«… [Cinoc] avait fait disparaître des centaines et des milliers d’outils, de techniques, de coutumes, de croyances, de dictons, de plats, de jeux, de sobriquets, de poids et mesures; il avait rayé de la carte des dizaines d’îles, des centaines de villes et de fleuves, des milliers de chefs-lieux de canton; il avait renvoyé à leur anonymat taxinomique des centaines de sortes de vaches, des espèces d’oiseaux, d’insectes, de serpents, des poissons un peu spéciaux, des variétés de coquillages, des plantes pas tout à fait pareilles, des types particuliers de légumes et de fruits; il avait fait s’évanouir dans la nuit des temps des cohortes de géographes, de missionnaires, d’entomologistes, de Pères de l’Eglise, d’hommes de lettres, de généraux, de Dieuxet de Démons.»
Georges Perec, La Vie mode d’emploi, ch. LX, Cinoc 1, © Hachette, 1978.
«Tous les ans, les éditeurs de dictionnaires fournissent aux journalistes une liste de mots nouveaux. Aucun éditeur ne divulgue jamais la liste complète des mots qui ont été évincés, expulsés, tués, comme on dit dans le jargon des lexicographes.
Au fil des ans, des éditions, ces disparus font du nombre.
Ceci n’est pas un dictionnaire mais une collection de plus de 25000 mots disparus. Tous figuraient dans le Littré et ne sont plus dans les dictionnaires usuels.
Les curieux de la langue pourront mesurer ici l’écart linguistique qui s’est creusé entre le Littré et la dernière édition de leur dictionnaire.
Les amoureux des mots, les amateurs de jeux de mots auront plaisir à les lire, à les dire.

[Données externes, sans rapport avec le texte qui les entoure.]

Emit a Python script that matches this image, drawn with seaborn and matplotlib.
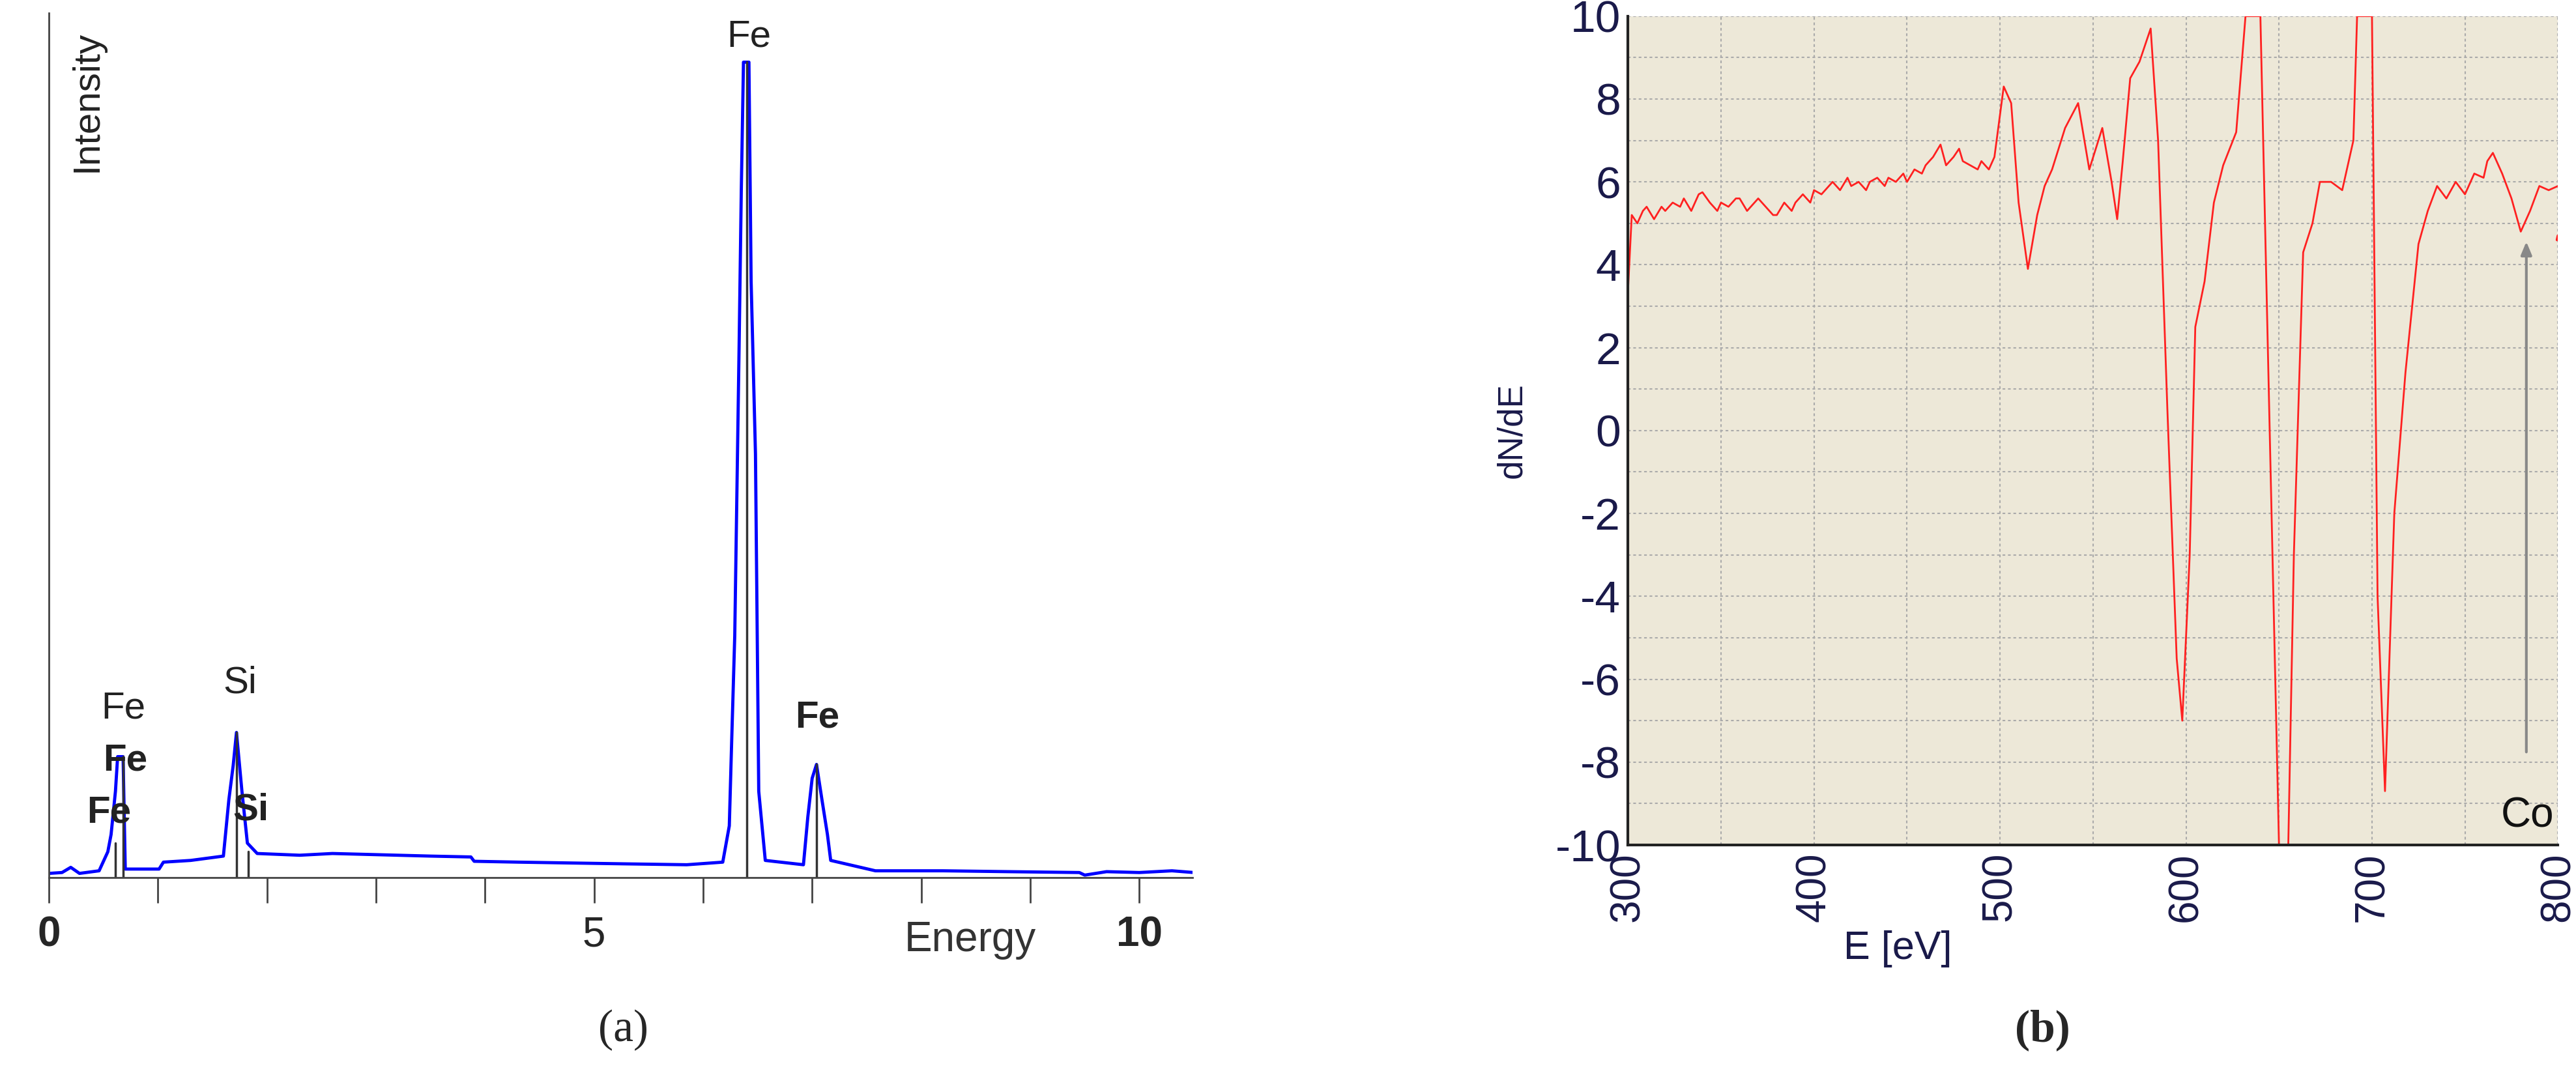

Tous seront ravis de constater que la langue est riche, vivante: elle bouge encore, dans tous les sens, dans tous ses sens. Elle n’est pas aussi figée que ce que les censeurs veulent nous faire croire.» Héloïse Neefs
Héloïse Neefs, professeur, lexicographe, traductrice, fait son métier de son intérêt pour la langue et les langues. Elle a conduit des projets de dictionnaires unilingues et bilingues.
Les Disparus du Littré poursuivent la logique de ses explorations linguistiques.